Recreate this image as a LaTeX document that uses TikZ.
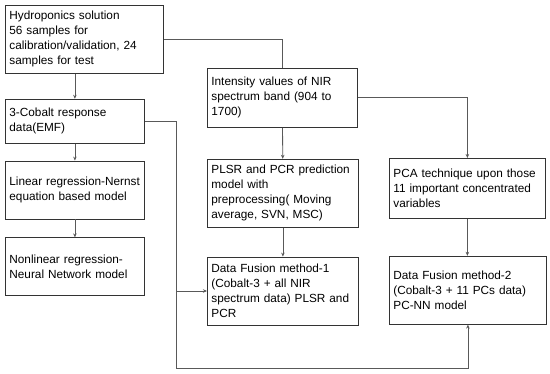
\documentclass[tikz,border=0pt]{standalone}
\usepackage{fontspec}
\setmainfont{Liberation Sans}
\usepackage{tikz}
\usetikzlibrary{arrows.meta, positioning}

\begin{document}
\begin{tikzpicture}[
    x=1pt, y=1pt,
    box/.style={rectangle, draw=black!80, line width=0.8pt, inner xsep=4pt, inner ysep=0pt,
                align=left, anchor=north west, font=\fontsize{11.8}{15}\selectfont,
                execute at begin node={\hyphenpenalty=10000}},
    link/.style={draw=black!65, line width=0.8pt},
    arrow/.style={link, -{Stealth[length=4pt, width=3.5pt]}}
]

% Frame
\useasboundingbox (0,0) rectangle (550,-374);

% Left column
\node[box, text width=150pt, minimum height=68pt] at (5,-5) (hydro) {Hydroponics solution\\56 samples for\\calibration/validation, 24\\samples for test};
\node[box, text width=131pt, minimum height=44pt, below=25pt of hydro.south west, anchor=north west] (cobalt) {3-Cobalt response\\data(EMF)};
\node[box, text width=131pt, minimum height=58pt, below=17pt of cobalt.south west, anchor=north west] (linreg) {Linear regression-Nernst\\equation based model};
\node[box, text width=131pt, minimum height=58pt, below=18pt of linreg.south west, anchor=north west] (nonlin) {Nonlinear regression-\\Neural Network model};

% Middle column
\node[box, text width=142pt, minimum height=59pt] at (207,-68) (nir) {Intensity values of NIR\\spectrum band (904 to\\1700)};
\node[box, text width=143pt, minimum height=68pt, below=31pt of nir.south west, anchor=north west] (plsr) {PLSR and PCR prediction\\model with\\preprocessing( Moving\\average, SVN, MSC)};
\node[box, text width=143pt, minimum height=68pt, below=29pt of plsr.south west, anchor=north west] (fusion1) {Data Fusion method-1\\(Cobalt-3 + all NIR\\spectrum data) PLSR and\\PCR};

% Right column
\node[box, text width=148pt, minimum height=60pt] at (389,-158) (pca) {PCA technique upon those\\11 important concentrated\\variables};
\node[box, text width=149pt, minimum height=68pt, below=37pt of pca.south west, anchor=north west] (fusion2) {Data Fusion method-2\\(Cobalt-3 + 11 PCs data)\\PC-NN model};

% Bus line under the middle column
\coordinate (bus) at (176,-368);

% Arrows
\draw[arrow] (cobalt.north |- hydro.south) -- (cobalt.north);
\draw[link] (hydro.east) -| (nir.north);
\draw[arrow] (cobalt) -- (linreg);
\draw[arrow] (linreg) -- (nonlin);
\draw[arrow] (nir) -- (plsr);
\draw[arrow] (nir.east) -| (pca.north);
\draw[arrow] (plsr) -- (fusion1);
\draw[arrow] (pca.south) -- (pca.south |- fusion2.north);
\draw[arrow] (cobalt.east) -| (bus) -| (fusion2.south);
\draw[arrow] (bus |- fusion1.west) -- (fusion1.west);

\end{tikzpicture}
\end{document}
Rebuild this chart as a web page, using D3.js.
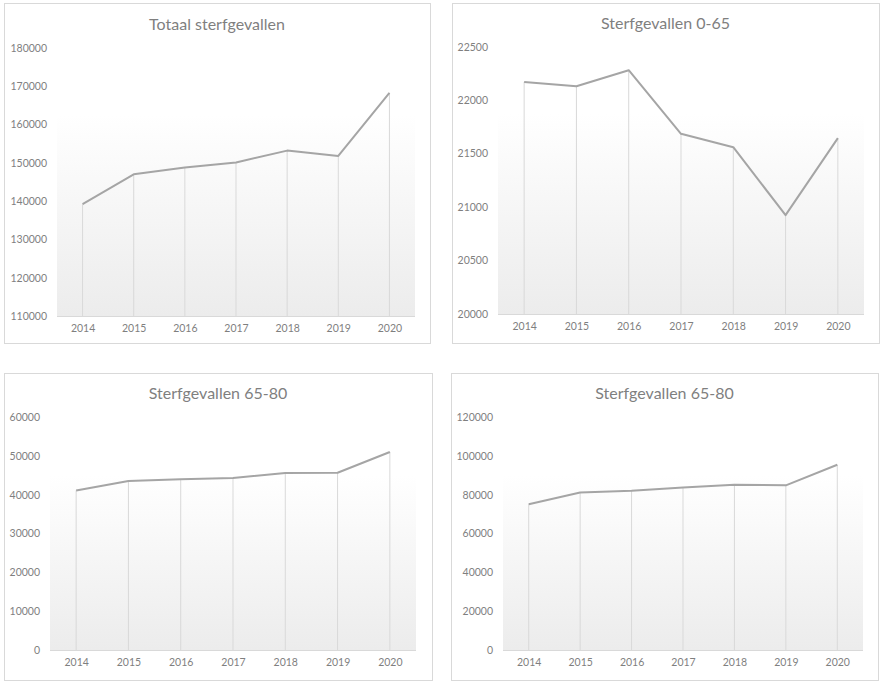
+===+
WHAT IS NEEDED: Copy the records above exactly, omitting every picture.

COMPLETE OUTPUT:
Recreate this image as a LaTeX document that uses TikZ.
\documentclass[tikz,border=0pt]{standalone}
\usepackage{fontspec}
\setmainfont{Liberation Sans}
\usepackage{tikz}
\usetikzlibrary{arrows.meta, positioning}

\begin{document}
\begin{tikzpicture}[
    x=1pt, y=1pt,
    box/.style={rectangle, draw=black!80, line width=0.8pt, inner xsep=4pt, inner ysep=0pt,
                align=left, anchor=north west, font=\fontsize{11.8}{15}\selectfont,
                execute at begin node={\hyphenpenalty=10000}},
    link/.style={draw=black!65, line width=0.8pt},
    arrow/.style={link, -{Stealth[length=4pt, width=3.5pt]}}
]

% Frame
\useasboundingbox (0,0) rectangle (550,-374);

% Left column
\node[box, text width=150pt, minimum height=68pt] at (5,-5) (hydro) {Hydroponics solution\\56 samples for\\calibration/validation, 24\\samples for test};
\node[box, text width=131pt, minimum height=44pt, below=25pt of hydro.south west, anchor=north west] (cobalt) {3-Cobalt response\\data(EMF)};
\node[box, text width=131pt, minimum height=58pt, below=17pt of cobalt.south west, anchor=north west] (linreg) {Linear regression-Nernst\\equation based model};
\node[box, text width=131pt, minimum height=58pt, below=18pt of linreg.south west, anchor=north west] (nonlin) {Nonlinear regression-\\Neural Network model};

% Middle column
\node[box, text width=142pt, minimum height=59pt] at (207,-68) (nir) {Intensity values of NIR\\spectrum band (904 to\\1700)};
\node[box, text width=143pt, minimum height=68pt, below=31pt of nir.south west, anchor=north west] (plsr) {PLSR and PCR prediction\\model with\\preprocessing( Moving\\average, SVN, MSC)};
\node[box, text width=143pt, minimum height=68pt, below=29pt of plsr.south west, anchor=north west] (fusion1) {Data Fusion method-1\\(Cobalt-3 + all NIR\\spectrum data) PLSR and\\PCR};

% Right column
\node[box, text width=148pt, minimum height=60pt] at (389,-158) (pca) {PCA technique upon those\\11 important concentrated\\variables};
\node[box, text width=149pt, minimum height=68pt, below=37pt of pca.south west, anchor=north west] (fusion2) {Data Fusion method-2\\(Cobalt-3 + 11 PCs data)\\PC-NN model};

% Bus line under the middle column
\coordinate (bus) at (176,-368);

% Arrows
\draw[arrow] (cobalt.north |- hydro.south) -- (cobalt.north);
\draw[link] (hydro.east) -| (nir.north);
\draw[arrow] (cobalt) -- (linreg);
\draw[arrow] (linreg) -- (nonlin);
\draw[arrow] (nir) -- (plsr);
\draw[arrow] (nir.east) -| (pca.north);
\draw[arrow] (plsr) -- (fusion1);
\draw[arrow] (pca.south) -- (pca.south |- fusion2.north);
\draw[arrow] (cobalt.east) -| (bus) -| (fusion2.south);
\draw[arrow] (bus |- fusion1.west) -- (fusion1.west);

\end{tikzpicture}
\end{document}
Rebuild this chart as a web page, using D3.js.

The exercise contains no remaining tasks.